I was foreseeing that machine taking them out at least another five or six years. We were only using about 10 percent of that machine’s potential for awhile. Now we’re adding things on, like the QSS COBOL Web server [QWEBS]. The HTTP protocol that QWEBS uses does take a lot of resources, but we still have a long way to go before we max out that 3000.

Do you think your relationship with HP has changed since the Nov. 2001 announcement?

It’s hard to answer for my organization. I know the way our IS director looks at it. She sees it from a business point of view. She has a budget to think about, and is

frustrated with HP, their billing and their support. She agrees that the 3000 hardware is extremely reliable, but she’s frustrated with the business side of things.

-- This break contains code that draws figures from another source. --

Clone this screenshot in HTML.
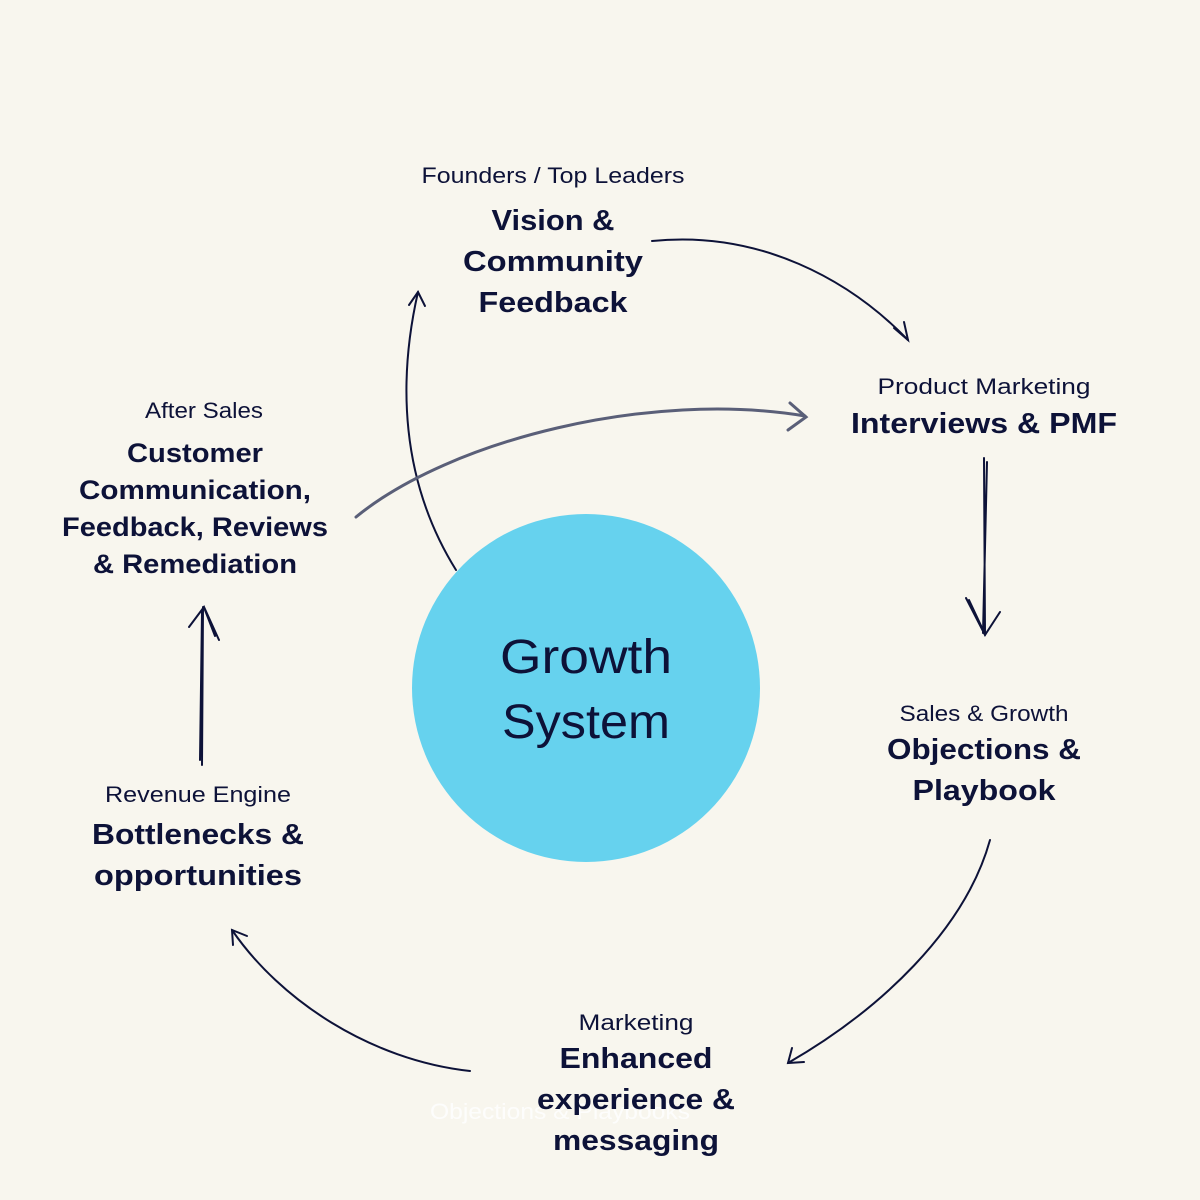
<!DOCTYPE html>
<html><head><meta charset="utf-8"><style>
html,body{margin:0;padding:0;background:#f8f6ee;}
svg{display:block}
text{font-family:"Liberation Sans",sans-serif;fill:#0d1238;text-anchor:middle}
.l{font-size:22px}
.b{font-size:29px;font-weight:bold}
.c{font-size:27px;font-weight:bold}
</style></head><body>
<svg width="1200" height="1200" viewBox="0 0 1200 1200" xmlns="http://www.w3.org/2000/svg">
<rect width="1200" height="1200" fill="#f8f6ee"/>
<circle cx="586" cy="688" r="174" fill="#66d2ee"/>
<text x="586" y="673" style="font-size:48px" textLength="172" lengthAdjust="spacingAndGlyphs">Growth</text>
<text x="586" y="738" style="font-size:48px" textLength="168" lengthAdjust="spacingAndGlyphs">System</text>

<g fill="none" stroke="#0d1238" stroke-width="2" stroke-linecap="round">
<path d="M652,241 C760,230 850,280 908,340"/>
<path d="M894,328 L908,340 L904,322"/>
<path d="M456,570 C400,480 398,380 418,292"/>
<path d="M409,305 L418,292 L425,306"/>
<path d="M984,458 L985,635 M987,462 L983,633"/>
<path d="M966,598 L985,635 L1000,612 M969,600 L984,632"/>
<path d="M990,840 C965,930 880,1010 788,1063"/>
<path d="M792,1048 L788,1063 L804,1062"/>
<path d="M470,1071 C370,1060 280,1000 232,930"/>
<path d="M233,945 L232,930 L247,936"/>
<path d="M202,765 L203,607 M200,760 L202,612"/>
<path d="M189,627 L204,607 L219,640 M205,610 L215,636"/>
</g>
<g fill="none" stroke="#5a5f78" stroke-width="3" stroke-linecap="round">
<path d="M356,517 C450,440 650,390 805,416"/>
<path d="M790,403 L806,417 L788,430"/>
</g>

<text class="l" x="553" y="183" textLength="263" lengthAdjust="spacingAndGlyphs">Founders / Top Leaders</text>
<text class="b" x="553" y="230" textLength="123" lengthAdjust="spacingAndGlyphs">Vision &amp;</text>
<text class="b" x="553" y="271" textLength="180" lengthAdjust="spacingAndGlyphs">Community</text>
<text class="b" x="553" y="312" textLength="149" lengthAdjust="spacingAndGlyphs">Feedback</text>

<text class="l" x="984" y="394" textLength="213" lengthAdjust="spacingAndGlyphs">Product Marketing</text>
<text class="b" x="984" y="433" textLength="266" lengthAdjust="spacingAndGlyphs">Interviews &amp; PMF</text>

<text class="l" x="204" y="418" textLength="118" lengthAdjust="spacingAndGlyphs">After Sales</text>
<text class="c" x="195" y="462" textLength="136" lengthAdjust="spacingAndGlyphs">Customer</text>
<text class="c" x="195" y="499" textLength="232" lengthAdjust="spacingAndGlyphs">Communication,</text>
<text class="c" x="195" y="536" textLength="266" lengthAdjust="spacingAndGlyphs">Feedback, Reviews</text>
<text class="c" x="195" y="573" textLength="204" lengthAdjust="spacingAndGlyphs">&amp; Remediation</text>

<text class="l" x="984" y="721" textLength="169" lengthAdjust="spacingAndGlyphs">Sales &amp; Growth</text>
<text class="b" x="984" y="759" textLength="194" lengthAdjust="spacingAndGlyphs">Objections &amp;</text>
<text class="b" x="984" y="800" textLength="143" lengthAdjust="spacingAndGlyphs">Playbook</text>

<text class="l" x="198" y="802" textLength="186" lengthAdjust="spacingAndGlyphs">Revenue Engine</text>
<text class="b" x="198" y="844" textLength="212" lengthAdjust="spacingAndGlyphs">Bottlenecks &amp;</text>
<text class="b" x="198" y="885" textLength="208" lengthAdjust="spacingAndGlyphs">opportunities</text>

<text class="l" x="560" y="1119" style="fill:#ffffff;opacity:0.85" textLength="260" lengthAdjust="spacingAndGlyphs">Objections &amp; Playbooks</text>
<text class="l" x="636" y="1030" textLength="115" lengthAdjust="spacingAndGlyphs">Marketing</text>
<text class="b" x="636" y="1068" textLength="153" lengthAdjust="spacingAndGlyphs">Enhanced</text>
<text class="b" x="636" y="1109" textLength="198" lengthAdjust="spacingAndGlyphs">experience &amp;</text>
<text class="b" x="636" y="1150" textLength="166" lengthAdjust="spacingAndGlyphs">messaging</text>
</svg>
</body></html>
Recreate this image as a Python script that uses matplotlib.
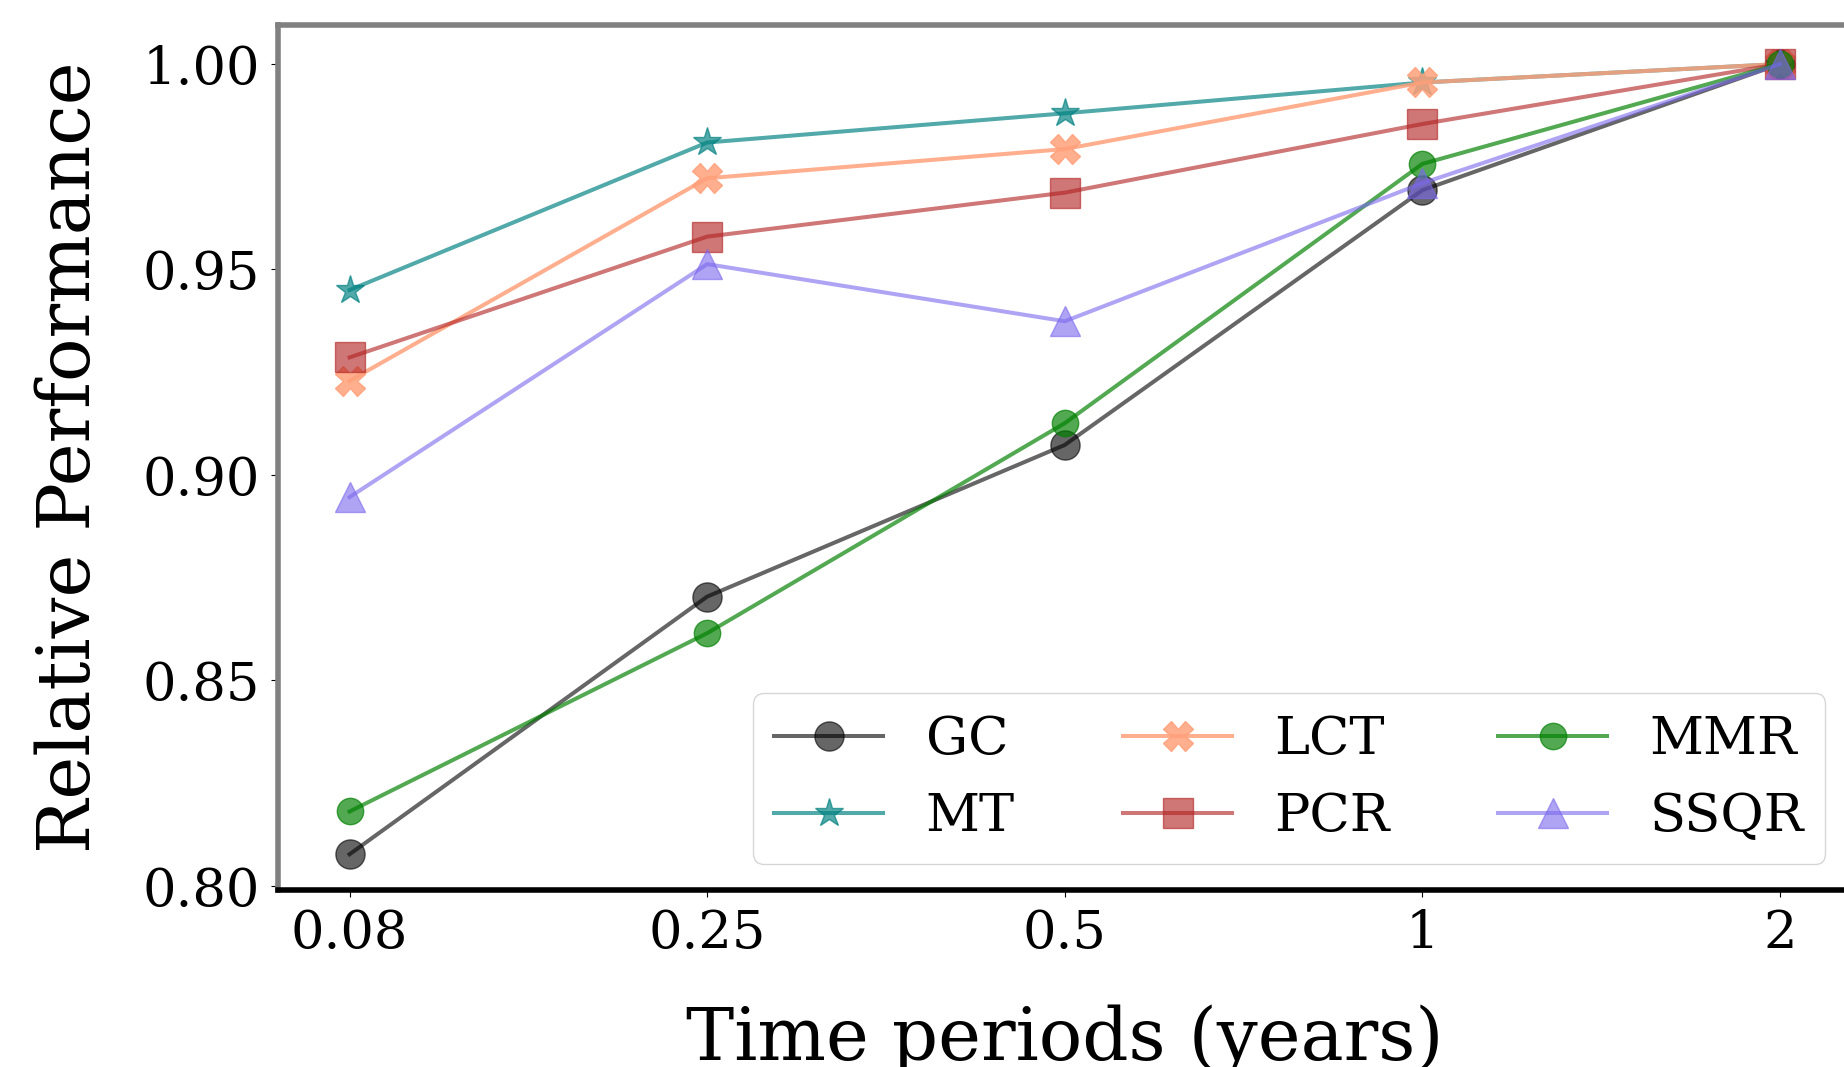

My opinion of HP slowly started to change in the mid-1990s, when their support for the 3000 started going down. I called for support on the 3000 and someone asked “Is that a printer or a server?” Then they sent HP-UX people out to work on it, and they don’t know MPE. That was the turning point for me.

When I got here in 1999, the folks here were complaining about support, so I went third-party, with Beechglen for OS and software support, and Surety Systems for hardware support. The third party support options are not just cheaper, they are better. These guys don’t need to ask what an HP 3000 is.

So when HP made the announcement in 2001, it didn’t change much for me. I was already on third party support, so it didn’t affect me much. It made me look at the future of the 3000 differently, but I wasn’t bothered by them ending support.

How do you see the future being different?

Just before they made their announcement, the N-Class and A-Class were just hitting the market. They were too new to buy, in my opinion. I was thinking after we went through the five years with our 979, it would be a better system when it was running on an Itanium chip. All the problems would be ironed out with the new architecture.

When they made the announcement that there wouldn’t be any new 3000s, you have to look at something else if you’re talking 10 years down the road. There’s no panic or rush.

I’ve heard a lot of panic, and some are actually in a hurry to jump to HP-UX. I always ask why, why the rush? One time I was asked, “Haven’t you heard that HP announced the end of support for the 3000?” I’d answer “They haven’t been supporting this machine for years anyway. What’s the big deal?” One phase I like to use, that I heard first from [AICS Research president] Wirt Atmar is, “The bits don’t wear out.” He’s thinking you can run this thing another 25 years, and in his environment, he’s probably right. Everyone running MPE needs to keep their eyes open. I’m researching everything I can, and five years from now we’ll have a lot more options available to all of us.